The South African Chamber of Commerce and Industry (Sacci) has sounded a stark warning over the escalating conflict in the Middle East, saying the crisis is already destabilising global markets and poses a serious threat to South Africa’s economic recovery prospects.
The business lobby group on Monday said the war, which has disrupted shipping routes and pushed oil prices sharply higher, is triggering ripple effects across the global economy that are being felt in emerging markets such as South Africa.
Brent crude traded above $113 per barrel on Monday after earlier touching $115 as investors reacted to renewed tensions and uncertainty over the reopening of the Strait of Hormuz, one of the world’s most critical energy corridors.
The narrow waterway carries roughly a fifth of global oil supplies, and any disruption has an immediate impact on global prices and shipping costs.
Sacci CEO Alan Mukoki said the conflict had evolved beyond a regional dispute and was now dragging the broader global community into an “unsustainable conflagration”.
“The rise in the oil price and the blockages happening in international waters in terms of trade and the movement of ships and goods will definitely have a significant effect on global supply chains,” Mukoki said.
He warned that the consequences would filter quickly into domestic economic indicators, with higher fuel costs feeding into inflation and, in turn, forcing central banks to keep interest rates higher for longer.
“This war is creating uncertainty, complexity and ambiguity, and we don’t know exactly where this volatility is going to go,” he said. “Businesses invest in environments where there is a level of stability, and this conflict has now developed very long tails that are affecting everyone.”
Sacci said the knock-on effects of the conflict were likely to show up in deteriorating economic indicators globally, including slower growth, rising inflation, volatile exchange rates and increased commodity price swings.

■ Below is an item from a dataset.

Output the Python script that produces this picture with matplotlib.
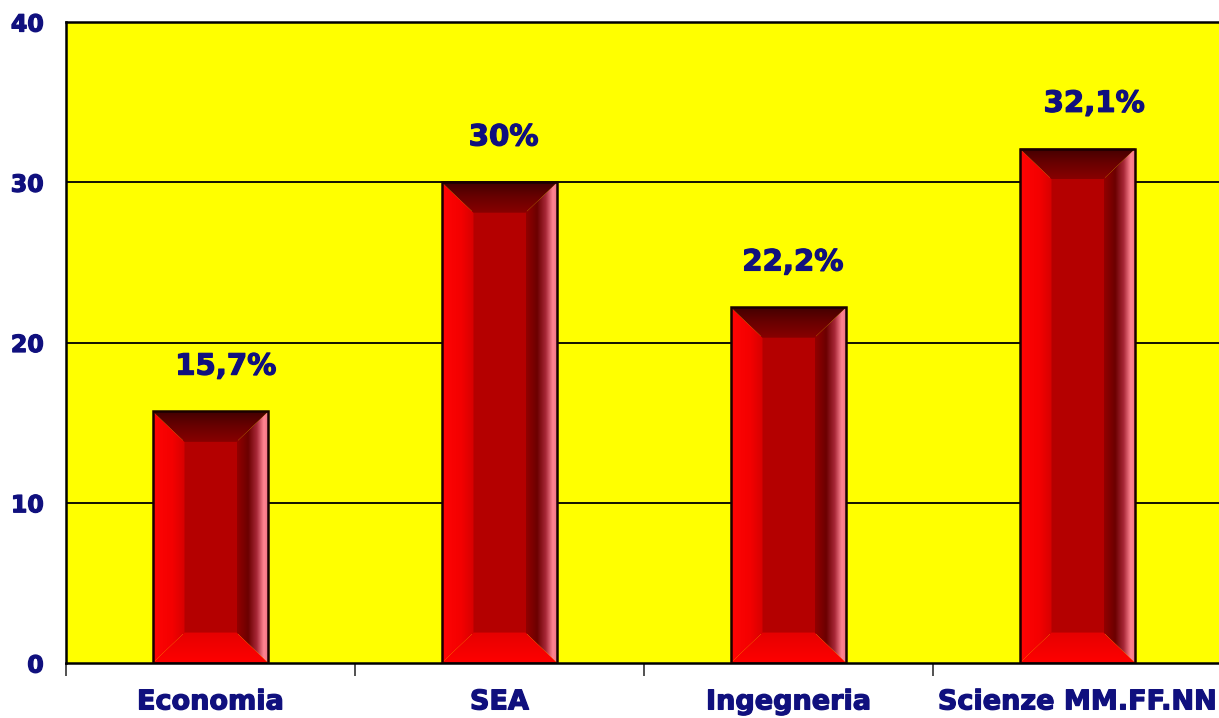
import numpy as np
import matplotlib
matplotlib.use("Agg")
import matplotlib.pyplot as plt
from matplotlib.patches import Polygon, Rectangle
from matplotlib.colors import LinearSegmentedColormap
import matplotlib.patheffects as pe

categories = ["Economia", "SEA", "Ingegneria", "Scienze MM.FF.NN"]
values = [15.7, 30.0, 22.2, 32.1]
value_labels = ["15,7%", "30%", "22,2%", "32,1%"]
yticks = [0, 10, 20, 30, 40]
label_dx_pt = [11, 3, 3, 12]   # horizontal nudges of the value labels, as in the reference

NAVY = "#10107e"
W, H = 1219, 718
fig = plt.figure(figsize=(W / 100, H / 100), dpi=100)
fig.patch.set_facecolor("white")
left_px, right_px, top_px, bot_px = 66, 1222, 22, 663
ax = fig.add_axes([left_px / W, 1 - bot_px / H, (right_px - left_px) / W, (bot_px - top_px) / H])
ax.set_facecolor("#ffff00")

xlim = (-0.5, len(categories) - 0.5)
ylim = (0, 40)

heavy = [pe.withStroke(linewidth=0.9, foreground=NAVY)]

for t in yticks[1:-1]:
    ax.axhline(t, color="black", lw=1.3, zorder=1)

bar_w = 0.40
bx = 0.11   # bevel width in category units
by = 1.9    # bevel height in value units

cm_top = LinearSegmentedColormap.from_list("t", ["#880000", "#6a0000", "#420000"])
cm_left = LinearSegmentedColormap.from_list("l", [(0, "#ff0404"), (0.6, "#f40000"), (1, "#d60000")])
cm_right = LinearSegmentedColormap.from_list(
    "r", [(0, "#920000"), (0.35, "#6c0000"), (0.62, "#a82838"), (0.84, "#ff8592"), (1.0, "#f07080")])
cm_bot = LinearSegmentedColormap.from_list("b", ["#ff0000", "#e60000"])


def grad_poly(verts, cmap, direction):
    verts = np.array(verts)
    x0, x1 = verts[:, 0].min(), verts[:, 0].max()
    y0, y1 = verts[:, 1].min(), verts[:, 1].max()
    rgb = cmap(np.linspace(0, 1, 256))[:, :3]
    arr = rgb[np.newaxis, :, :] if direction == "h" else rgb[:, np.newaxis, :]
    im = ax.imshow(arr, extent=(x0, x1, y0, y1), origin="lower", aspect="auto",
                   interpolation="bilinear", zorder=2)
    p = Polygon(verts, closed=True, facecolor="none", edgecolor="none",
                transform=ax.transData)
    ax.add_patch(p)
    im.set_clip_path(p)


for i, v in enumerate(values):
    xl, xr = i - bar_w / 2, i + bar_w / 2
    ixl, ixr = xl + bx, xr - bx
    iyb, iyt = by, v - by
    ax.add_patch(Rectangle((ixl - 0.005, iyb - 0.1), ixr - ixl + 0.01, iyt - iyb + 0.2,
                           facecolor="#b40000", edgecolor="none", zorder=2))
    grad_poly([(xl, 0), (ixl, iyb), (ixl, iyt), (xl, v)], cm_left, "h")
    grad_poly([(xr, 0), (xr, v), (ixr, iyt), (ixr, iyb)], cm_right, "h")
    grad_poly([(xl, v), (xr, v), (ixr, iyt), (ixl, iyt)], cm_top, "v")
    grad_poly([(xl, 0), (xr, 0), (ixr, iyb), (ixl, iyb)], cm_bot, "v")
    ax.add_patch(Rectangle((xl, 0), bar_w, v, facecolor="none", edgecolor="#1a0000",
                           lw=1.8, zorder=3))
    ax.annotate(value_labels[i], xy=(i, v), xytext=(label_dx_pt[i], 26.5),
                textcoords="offset points", ha="center", va="baseline",
                fontsize=21, fontweight="bold", color=NAVY, zorder=4,
                path_effects=heavy)

ax.set_xlim(*xlim)
ax.set_ylim(*ylim)

ax.set_yticks(yticks)
ax.set_yticklabels([str(t) for t in yticks])
ax.tick_params(axis="y", length=0, pad=16, labelsize=17, labelcolor=NAVY)
for lbl in ax.get_yticklabels():
    lbl.set_fontweight("bold")
    lbl.set_path_effects(heavy)

ax.set_xticks(range(len(categories)))
ax.set_xticklabels(categories)
ax.set_xticks([k - 0.5 for k in range(len(categories) + 1)], minor=True)
ax.tick_params(axis="x", which="major", length=0, pad=19, labelsize=19.5, labelcolor=NAVY)
ax.tick_params(axis="x", which="minor", length=9, width=1.2, color="#333333")
for lbl in ax.get_xticklabels():
    lbl.set_fontweight("bold")
    lbl.set_path_effects(heavy)

for s in ax.spines.values():
    s.set_color("black")
    s.set_linewidth(1.8)

fig.savefig("out.png", dpi=100, facecolor="white")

For South Africa, which is already grappling with structural constraints, weak growth and fiscal pressure, the external shock could derail the modest recovery that had begun to take shape.
The chamber noted that several Middle Eastern economies are important trade partners for South Africa, meaning prolonged instability in the region could disrupt exports and imports, delay shipments and raise insurance and logistics costs.
Recent reports indicate that tanker traffic through the Strait of Hormuz has been severely curtailed, forcing shipping companies to reroute vessels and raising freight and insurance costs across global supply chains.
Mukoki said these disruptions were already filtering into global financial markets, contributing to volatility in equities and currencies, as well as rising energy and transport costs that ultimately hit consumers.
Sacci emphasised that emerging markets were particularly vulnerable to such shocks because they rely heavily on imported fuel and are more sensitive to capital outflows when global uncertainty rises.
“This does not bode well for any prospect of recovery that we would have anticipated as South Africa,” the chamber said in its statement.
The organisation called on all parties involved in the conflict to exercise restraint and prioritise diplomatic solutions, warning that continued hostilities would only deepen global economic fragility and prolong uncertainty.
“The adventure of wars cannot resolve disputes,” Mukoki said, urging warring nations to give diplomacy a chance and to refrain from targeting civilian infrastructure such as power stations, desalination plants and logistics networks.
Beyond its call for international restraint, Sacci also urged the South African government to take a more assertive diplomatic stance. The chamber suggested that Pretoria should work with international partners to help broker peace or support coordinated global efforts aimed at securing a ceasefire.
Mukoki pointed to President Cyril Ramaphosa’s previous diplomatic engagements in conflicts such as the Russia-Ukraine war as evidence that South Africa could play a constructive role in advocating for dialogue and de-escalation.
The chamber stressed that the destruction of energy and water infrastructure in conflict zones had consequences far beyond national borders, affecting global supply chains, commodity markets and humanitarian conditions.
Sacci warned that if the conflict drags on, it could undermine confidence in multilateral institutions and delay global economic recovery, particularly in developing economies that lack the buffers to absorb external shocks.
“The longer this war continues, the greater the risk that it entrenches instability in global markets and erodes the fragile gains made in post-pandemic economic recovery,” Mukoki said.